Oleh Udo Z. Karzi
RENTETAN kekerasan dan amuk massa terjadi dalam pekan-pekan ini, mulai dari kasus Mesuji di Lampung dan Sumatera Selatan, Sidomulyo di Lampung Selatan, Gedungaji di Tulangbawang, Lampung, Bima di NTB, area pertambangan PT Freeport di Papua, hingga aksi blokir tol buruh di Bekasi.
Lalu, kekerasan semakin merajalela. Di Jakarta terjadi pemerkosaan di angkutan kota dan tawur antarkampung, di Semarang beberapa polisi menghajar anak sekolah, dan di Tugumuda delapan pemuda tiba-tiba mengamuk melukai beberapa orang. Bali yang menjadi daerah tujuan wisata favorit juga tak lepas dari tawur antarkampung. Beberapa kota yang selama ini terkenal sebagai daerah yang tenang dan nyaman sekarang ini dihantui berbagai macam tindak kekerasan.
Tradisi tawuran antarkampung mulai meluas dan menular ke barbagai daerah. Beberapa daerah yang tadinya aman tenteram tiba-tiba menyeruak dalam pemberitaan; terjadi kerusuhan. Bentrokan dan kericuhan yang melibatkan warga dan warga, warga dan aparat, serta warga dan pengamanan perusahaan semakin sering terjadi dan meluas eskalasinya.
Ada apa? Dari sisi ekonomi, ternyata pertumbuhan ekonomi hanya dinikmati segelintir elite. Sebaliknya, kehidupan rakyat umumnya semakin sulit karena tidak mendapatkan akses dari pertumbuhan ekonomi itu. Kemiskinan, pengangguran, dan ketimpangan sosial boleh jadi menjadi bahan bakar terjadinya amuk. Ketidakmampuan aparat hukum memberikan keadilan yang substantif dan ketiadaan keteladanan dari elite politik juga semakin menumbuhkan rasa ketidakpercayaan publik kepada penegakan hukum dan pemimpin. Terjadilah frustrasi sosial yang memuncak.
Tidak gampang menyalahkan masyarakat atau mengutuk aparat yang tidak becus mencegah terjadi kekerasan atau kerusuhan. Upaya penegakan hukum jelas memang sangat diperlukan. Namun, tidak cukup hanya itu, sebab akar masalahnya adalah frustrasi sosial yang meluas.
Frustrasi sosial yang melanda sebagian rakyat itu juga disebabkan menurunnya kualitas pendidikan kemanusiaan, baik di keluarga, sekolah, maupun di masyarakat.

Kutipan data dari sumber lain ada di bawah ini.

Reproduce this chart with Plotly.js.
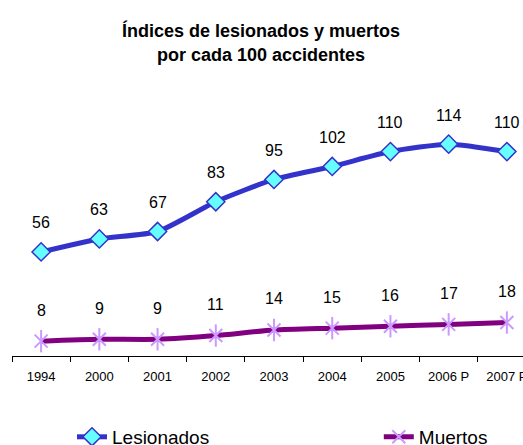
<!DOCTYPE html>
<html>
<head>
<meta charset="utf-8">
<script src="https://cdn.plot.ly/plotly-3.0.1.min.js"></script>
<style>
html, body { margin: 0; padding: 0; overflow: hidden; background: #fff; }
#chart { width: 545px; height: 470px; }
</style>
</head>
<body>
<div id="chart"></div>
<script>
const years = ["1994", "2000", "2001", "2002", "2003", "2004", "2005", "2006 P", "2007 P"];
const lesionados = [56, 63, 67, 83, 95, 102, 110, 114, 110];
const muertos = [8, 9, 9, 11, 14, 15, 16, 17, 18];

const FONT = "Liberation Sans, Arial, sans-serif";

const traces = [
  {
    x: years, y: lesionados, name: "Lesionados", type: "scatter", mode: "lines+markers",
    legend: "legend",
    line: { color: "#3333CC", width: 5, shape: "spline", smoothing: 0.6 },
    marker: { symbol: "diamond", size: 14, color: "#66FFFF", line: { color: "#3333CC", width: 1.5 } },
    hoverinfo: "x+y"
  },
  {
    x: years, y: muertos, name: "Muertos", type: "scatter", mode: "lines+markers",
    legend: "legend2",
    line: { color: "#800080", width: 5, shape: "spline", smoothing: 0.6 },
    marker: { symbol: "x-thin-open", size: 13, color: "#CC99FF", line: { color: "#CC99FF", width: 2 } },
    hoverinfo: "x+y"
  },
  {
    x: years, y: muertos, name: "Muertos", type: "scatter", mode: "markers", showlegend: false,
    marker: { symbol: "line-ns-open", size: 16, color: "#CC99FF", line: { color: "#CC99FF", width: 2 } },
    hoverinfo: "skip"
  }
];

const annotations = [];
years.forEach((yr, i) => {
  annotations.push({ x: i, y: lesionados[i], xref: "x", yref: "y", text: String(lesionados[i]), showarrow: false,
    yshift: 29, font: { family: FONT, size: 16, color: "#000" } });
  annotations.push({ x: i, y: muertos[i], xref: "x", yref: "y", text: String(muertos[i]), showarrow: false,
    yshift: 31, font: { family: FONT, size: 16, color: "#000" } });
});

const legendFont = { family: FONT, size: 19, color: "#000" };

const layout = {
  width: 545, height: 470,
  margin: { l: 12, r: 9, t: 133, b: 114, autoexpand: false },
  paper_bgcolor: "#fff", plot_bgcolor: "#fff",
  font: { family: FONT, color: "#000" },
  title: {
    text: "<b>Índices de lesionados y muertos<br>por cada 100 accidentes</b>",
    font: { family: FONT, size: 18, color: "#000" },
    x: 0.479, xanchor: "center", y: 0.921, yanchor: "top"
  },
  xaxis: {
    type: "category", range: [-0.5, 8.5],
    showline: true, linecolor: "#000", linewidth: 1,
    ticks: "outside", ticklen: 5, tickcolor: "#000", tickson: "boundaries",
    showgrid: false, zeroline: false,
    tickfont: { family: FONT, size: 13, color: "#000" },
    ticklabelstandoff: 8
  },
  yaxis: {
    range: [0, 120], visible: false, showgrid: false, zeroline: false
  },
  showlegend: true,
  legend: {
    orientation: "h", x: 0.1145, xanchor: "left", y: -0.363, yanchor: "middle",
    font: legendFont, bgcolor: "rgba(0,0,0,0)"
  },
  legend2: {
    orientation: "h", x: 0.700, xanchor: "left", y: -0.363, yanchor: "middle",
    font: legendFont, bgcolor: "rgba(0,0,0,0)"
  },
  annotations: annotations
};

Plotly.newPlot("chart", traces, layout, { displayModeBar: false, staticPlot: true });
</script>
</body>
</html>
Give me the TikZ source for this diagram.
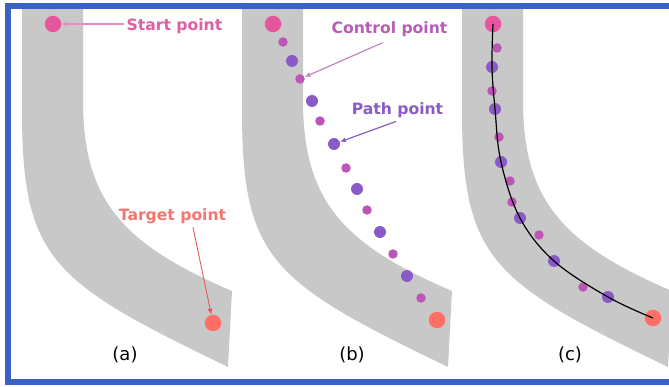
\documentclass[tikz,border=0pt]{standalone}
\usepackage{fontspec}
\setmainfont{DejaVu Sans}
\usetikzlibrary{arrows.meta}
\definecolor{FrameBlue}{HTML}{3A62C4}
\definecolor{RoadGray}{HTML}{C8C8C8}
\definecolor{StartPink}{HTML}{E8559F}
\definecolor{TargetRed}{HTML}{FF6F65}
\definecolor{CtrlMagenta}{HTML}{BB56B6}
\definecolor{PathPurple}{HTML}{8A5AC6}
\definecolor{StartText}{HTML}{E35DA2}
\definecolor{StartLine}{HTML}{E98BBE}
\definecolor{TargetText}{HTML}{F4766E}
\definecolor{TargetLine}{HTML}{E55858}
\definecolor{CtrlText}{HTML}{B85DB5}
\definecolor{CtrlLine}{HTML}{C184C0}

\begin{document}
\begin{tikzpicture}[x=1pt,y=-1pt,
    road/.style={fill=RoadGray},
    startpt/.style={circle,fill=StartPink,minimum size=16.5pt,inner sep=0pt},
    targetpt/.style={circle,fill=TargetRed,minimum size=16.5pt,inner sep=0pt},
    ctrlpt/.style={circle,fill=CtrlMagenta,minimum size=9.5pt,inner sep=0pt},
    pathpt/.style={circle,fill=PathPurple,minimum size=12pt,inner sep=0pt},
    tag/.style={font=\bfseries\fontsize{15.6}{18}\selectfont,anchor=base,inner sep=3pt},
    caption/.style={font=\fontsize{18}{21}\selectfont,anchor=base},
    tagarrow/.style={-{Latex[length=6pt,width=5pt]},line width=1.2pt},
    route/.style={black,line width=1.2pt}
  ]
    \useasboundingbox (0,0) rectangle (669,387);

    % the same road in the three panels
    \foreach \dx in {0,220,440}
      \fill[road,xshift=\dx] (22,3) -- (22,110) .. controls (22,260) and (52,282) .. (228,367)
        -- (232,291) .. controls (122,244) and (83,200) .. (83,100) -- (83,3) -- cycle;

    \draw[FrameBlue,line width=6pt] (672,6) -- (8,6) -- (8,382) -- (672,382);

    % (a)
    \node[startpt] (a-start) at (53,24) {};
    \node[targetpt] (a-target) at (213,323) {};

    % (b)
    \node[startpt] (b-start) at (273,24) {};
    \node[ctrlpt] (b-c1) at (283,42) {};
    \node[pathpt] (b-p1) at (292,61) {};
    \node[ctrlpt] (b-c2) at (300,79) {};
    \node[pathpt] (b-p2) at (312,101) {};
    \node[ctrlpt] (b-c3) at (320,121) {};
    \node[pathpt] (b-p3) at (334,144) {};
    \node[ctrlpt] (b-c4) at (346,168) {};
    \node[pathpt] (b-p4) at (357,189) {};
    \node[ctrlpt] (b-c5) at (367,210) {};
    \node[pathpt] (b-p5) at (380,232) {};
    \node[ctrlpt] (b-c6) at (393,254) {};
    \node[pathpt] (b-p6) at (407,276) {};
    \node[ctrlpt] (b-c7) at (421,298) {};
    \node[targetpt] (b-target) at (437,320) {};

    % (c)
    \node[startpt] (c-start) at (493,24) {};
    \node[ctrlpt] (c-c1) at (497,48) {};
    \node[pathpt] (c-p1) at (492,67) {};
    \node[ctrlpt] (c-c2) at (492,91) {};
    \node[pathpt] (c-p2) at (495,109) {};
    \node[ctrlpt] (c-c3) at (499,137) {};
    \node[pathpt] (c-p3) at (501,162) {};
    \node[ctrlpt] (c-c4) at (510,181) {};
    \node[ctrlpt] (c-c5) at (512,202) {};
    \node[pathpt] (c-p4) at (520,218) {};
    \node[ctrlpt] (c-c6) at (539,235) {};
    \node[pathpt] (c-p5) at (554,261) {};
    \node[ctrlpt] (c-c7) at (583,287) {};
    \node[pathpt] (c-p6) at (608,297) {};
    \node[targetpt] (c-target) at (653,318) {};
    \draw[route] plot[smooth,tension=0.6] coordinates {(c-start.center) (c-p1.center) (c-p2.center)
      (c-p3.center) (c-p4.center) (c-p5.center) (c-p6.center) (c-target.center)};

    % labels
    \node[tag,text=StartText] (start-tag) at (174.5,31) {Start point};
    \node[tag,text=TargetText] (target-tag) at (172.5,220.7) {Target point};
    \node[tag,text=CtrlText] (ctrl-tag) at (389.5,33.3) {Control point};
    \node[tag,text=PathPurple] (path-tag) at (397.5,115) {Path point};
    \node[caption] (a-cap) at (125,360) {(a)};
    \node[caption] (b-cap) at (352,360) {(b)};
    \node[caption] (c-cap) at (570,360) {(c)};

    \draw[tagarrow,StartLine] (start-tag.west |- a-start) -- (a-start);
    \draw[tagarrow,TargetLine,line width=0.9pt] ([xshift=20.5pt]target-tag.south) -- (a-target);
    \draw[tagarrow,CtrlLine] ([xshift=-7pt,yshift=-3pt]ctrl-tag.south) -- (b-c2);
    \draw[tagarrow,PathPurple] ([xshift=-1.5pt]path-tag.south) -- (b-p3);
  \end{tikzpicture}
\end{document}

Ya, frustrasi sosiallah yang menyuburkan kekerasan, bahkan terorisme. Disadari atau tidak, mereka memanifestasikan rasa frustrasinya itu dengan cara-cara yang emosional. Misalnya merusak, membakar, melempar, memukul, bentrok antarpelajar, bentrok antarmahasiswa, bentrok antardesa, bentrok antarkelompok, bentrok antara masyarakat dan aparat penegak hukum, bentrok antara masyarakat dan pamswakarsa perusahaan, dan sebagainya.
Jelas, faktor sosial ekonomi tak bisa diabaikan dalam penanggulangan frustrasi sosial yang dapat memicu kekerasan massa. Perbaikan sosial ekonomi masyarakat tidak boleh hanya sebatas konsep dan wacana di kalangan elite pemerintahan maupun politisi, tetapi harus dirumuskan dalam bentuk tindakan yang dapat diterapkan di lapangan.